I research as an absolute last resort. I’ll Google what needs to be Googled—we all do that, right? But otherwise I think I picked up the phone maybe twice during this book. I’m fortunate to have had the kind of job where I lived my research.
Some of your most memorable characters are Carter’s interns, like Sweet Thang, Lunky, and now Pigeon, who gets her nickname after an unfortunate incident with a one-legged bird. Do you have a favorite intern?
I have so much fun with those interns, I’m not sure I could pick a favorite. And I’m glad readers enjoy them, too. A few years back, I did a program with the Cuyahoga County Library system where they rotated a group of authors around to different rooms to talk about our books. When I got to the last room, there was a guy in the back who held up a poster that said, “BRING BACK SWEET THANG.” I am pleased to say I am contemplating her return in a future Carter Ross novel.
In THE PLAYER, Carter Ross mentions the steady decline of newspaper jobs over the last decade. With so many authors starting out as journalists, including myself, how do you see the paths of future novelists changing?
Let’s simplify writing for a second. It’s the process of articulating thoughts on paper (be it actual or virtual). So, sure, journalism is great training for being a novelist. But I’m not under the illusion it’s the only job that fits that description. Any profession that forces people—especially when they’re young, for whatever reason—to turn that trick of articulating thoughts on paper is going to have the potential to produce great novelists. Historically, that’s meant our profession is rotten with advertising people, lawyers, screenwriters and, yes, journalists. But ten years from now I’m sure we’ll start seeing a profusion of authors who wrote those early words for a Web site.

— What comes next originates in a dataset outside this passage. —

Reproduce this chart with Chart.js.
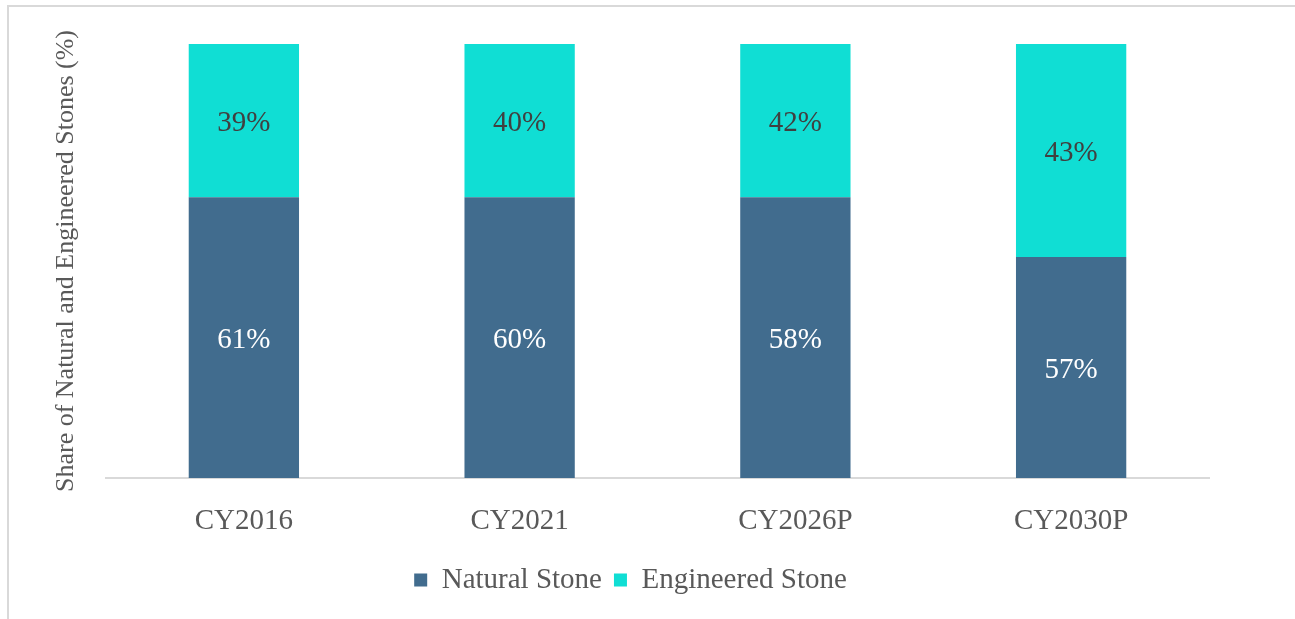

And in fifty years, it will be some medium we can’t even imagine. But the fundamental skill being developed won’t change.
Your writing has been compared to Michael Connelly and Janet Evanovich, and I’m going to throw in Dave Barry as well. I think humor is the hardest thing to write and I wonder if you have to work at it or does all that wit flow naturally?
To me, it arises out of character and situation, and you can’t force either of those things. Carter Ross is a funny, self-deprecating guy. Having him say and/or think funny things is natural to who he is and his worldview. And sometimes, he gets himself into a predicament that winds up being humorous. But I don’t start a book saying, “Okay, how am I going to make this funny?” You also have to be careful in this genre not to sacrifice suspense for laughs. They call these things thrillers for a reason and I try to never forget that.
You seem just as devoted to family and lifestyle as you are to writing, which reminds me of a Francoise Sagan quote, “I shall live badly if I do not write, and I shall write badly if I do not live.” Has that been your philosophy?
Jeez, A.J., you’re making my philosophy out to be a lot more elegant than it really is. The fact is, I’m a washed up newspaper guy who has no other marketable skills. My children are small, and with the rate at which college tuition is escalating, it’s going to be ninety grand a year by the time they get there. So maybe my version of that Sagan quote is: “If I shall write badly, my children shall need to win athletic scholarships. And if my children shall need to win athletic scholarships, they shall end up working the deep fryer at McDonalds because neither one is that coordinated.”
Words to live by, Brad. Words to live by. Now, I always end with this question, what is the best writing advice you ever heard?
That in order to do good writing, you first have to do a lot of bad writing. That’s actually not advice I’ve heard, that’s advice I give. And, trust me, when it comes to bad writing, I have a lot of experience.
Brad, thank you so much for giving us your thoughtful insight, and a good laugh for the day.
Thanks for the interview!
Brad Parks is the only author in history to have won the Shamus, Nero and Lefty Awards. A Dartmouth College graduate, he spent a dozen years as a journalist, working for The Washington Post and The Newark Star-Ledger. He is now a full-time author who lives in Virginia with his wife and two children.